--- START OF Source excerpt ---
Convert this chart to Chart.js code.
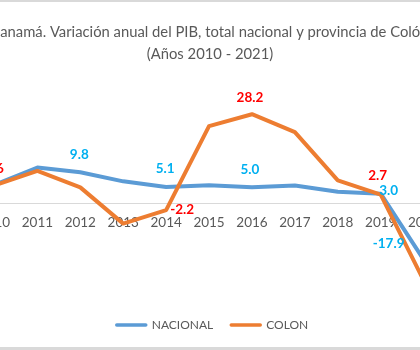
<!DOCTYPE html>
<html>
<head>
<meta charset="utf-8">
<script src="https://cdn.jsdelivr.net/npm/chart.js@4/dist/chart.umd.min.js"></script>
<style>
  html, body { margin: 0; padding: 0; background: #fff; overflow: hidden; }
  body { width: 420px; height: 350px; position: relative; }
  #wrap { position: absolute; left: -90px; top: 0; width: 600px; height: 350px; }
  .edge { position: absolute; left: 0; width: 420px; background: #d9d9d9; }
</style>
</head>
<body>
<div id="wrap"><canvas id="chart" width="600" height="350"></canvas></div>
<div class="edge" style="top:0;height:2px"></div>
<div class="edge" style="bottom:0;height:3px"></div>
<script>
const years = ['2010', '2011', '2012', '2013', '2014', '2015', '2016', '2017', '2018', '2019', '2020', '2021'];
const nacional = [5.8, 11.3, 9.8, 6.9, 5.1, 5.7, 5.0, 5.6, 3.6, 3.0, -17.9, 15.3];
const colon = [5.6, 10.2, 5.0, -6.5, -2.2, 24.4, 28.2, 22.5, 7.2, 2.7, -24.5, 18.0];
const yMin = -32;
const yMax = 40;
const titleLines = ['Panamá. Variación anual del PIB, total nacional y provincia de Colón', '(Años 2010 - 2021)'];

// which points carry a value label, and where it sits relative to the point
const labelSpots = {
  0: { color: '#00B0F0', at: { 2: [-1, -18], 4: [-1, -18], 6: [-2, -18], 9: [8, -3], 10: [-35, -16] } },
  1: { color: '#FF0000', at: { 0: [0, -17], 4: [16, 0], 6: [-2, -17], 9: [-3, -19] } },
};

const valueLabels = {
  id: 'valueLabels',
  afterDatasetsDraw(chart) {
    const ctx = chart.ctx;
    ctx.save();
    ctx.font = 'bold 13.5px Lato';
    ctx.textAlign = 'center';
    ctx.textBaseline = 'middle';
    Object.keys(labelSpots).forEach((di) => {
      const spot = labelSpots[di];
      const meta = chart.getDatasetMeta(+di);
      const values = chart.data.datasets[di].data;
      ctx.fillStyle = spot.color;
      Object.keys(spot.at).forEach((i) => {
        const pt = meta.data[i];
        const [dx, dy] = spot.at[i];
        ctx.fillText(values[i].toFixed(1), pt.x + dx, pt.y + dy);
      });
    });
    ctx.restore();
  },
};

// title and legend are centred on the canvas, not on the plot area (like the Excel original)
const titleAndLegend = {
  id: 'titleAndLegend',
  afterDraw(chart) {
    const ctx = chart.ctx;
    const mid = chart.width / 2;
    ctx.save();
    ctx.fillStyle = '#595959';
    ctx.textAlign = 'center';
    ctx.textBaseline = 'middle';
    ctx.font = '14.8px Lato';
    titleLines.forEach((t, i) => ctx.fillText(t, mid, 32 + i * 22));

    ctx.font = '12px Lato';
    ctx.textAlign = 'left';
    const sw = 33;
    const items = chart.data.datasets
      .map((ds) => ({ text: ds.label, color: ds.borderColor, w: sw + 4 + ctx.measureText(ds.label).width }));
    const total = items.reduce((s, it) => s + it.w, 0) + 16 * (items.length - 1);
    let x = mid + 1.5 - total / 2;
    const y = 325;
    ctx.lineWidth = 3.5;
    ctx.lineCap = 'round';
    items.forEach((it) => {
      ctx.strokeStyle = it.color;
      ctx.beginPath();
      ctx.moveTo(x + 2, y);
      ctx.lineTo(x + sw - 2, y);
      ctx.stroke();
      ctx.fillText(it.text, x + sw + 4, y);
      x += it.w + 16;
    });
    ctx.restore();
  },
};

new Chart(document.getElementById('chart'), {
  type: 'line',
  data: {
    labels: years,
    datasets: [
      {
        label: 'NACIONAL',
        data: nacional,
        borderColor: '#5B9BD5',
        backgroundColor: '#5B9BD5',
        borderWidth: 4,
        pointRadius: 0,
        borderJoinStyle: 'round',
        borderCapStyle: 'round',
        order: 1,
      },
      {
        label: 'COLON',
        data: colon,
        borderColor: '#ED7D31',
        backgroundColor: '#ED7D31',
        borderWidth: 4,
        pointRadius: 0,
        borderJoinStyle: 'round',
        borderCapStyle: 'round',
        order: 0,
      },
    ],
  },
  options: {
    responsive: false,
    animation: false,
    devicePixelRatio: 1,
    layout: { padding: { left: 63, right: 22, top: 77, bottom: 46 } },
    plugins: {
      title: { display: false },
      legend: { display: false },
      tooltip: { enabled: false },
    },
    scales: {
      x: {
        type: 'category',
        offset: true,
        position: { y: 0 },
        grid: { display: false, drawTicks: false },
        border: { display: true, color: '#D9D9D9', width: 1 },
        ticks: {
          color: '#595959',
          font: { family: 'Lato', size: 13.5 },
          padding: 11,
          maxRotation: 0,
          autoSkip: false,
        },
      },
      y: {
        display: false,
        min: yMin,
        max: yMax,
      },
    },
  },
  plugins: [valueLabels, titleAndLegend],
});
</script>
</body>
</html>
--- END OF Source excerpt ---
Stated problem: Where a line in the material contains "chart", copy that line.

Output below:
Convert this chart to Chart.js code.
<script src="https://cdn.jsdelivr.net/npm/chart.js@4/dist/chart.umd.min.js"></script>
<div id="wrap"><canvas id="chart" width="600" height="350"></canvas></div>
  afterDatasetsDraw(chart) {
    const ctx = chart.ctx;
      const meta = chart.getDatasetMeta(+di);
      const values = chart.data.datasets[di].data;
  afterDraw(chart) {
    const ctx = chart.ctx;
    const mid = chart.width / 2;
    const items = chart.data.datasets
new Chart(document.getElementById('chart'), {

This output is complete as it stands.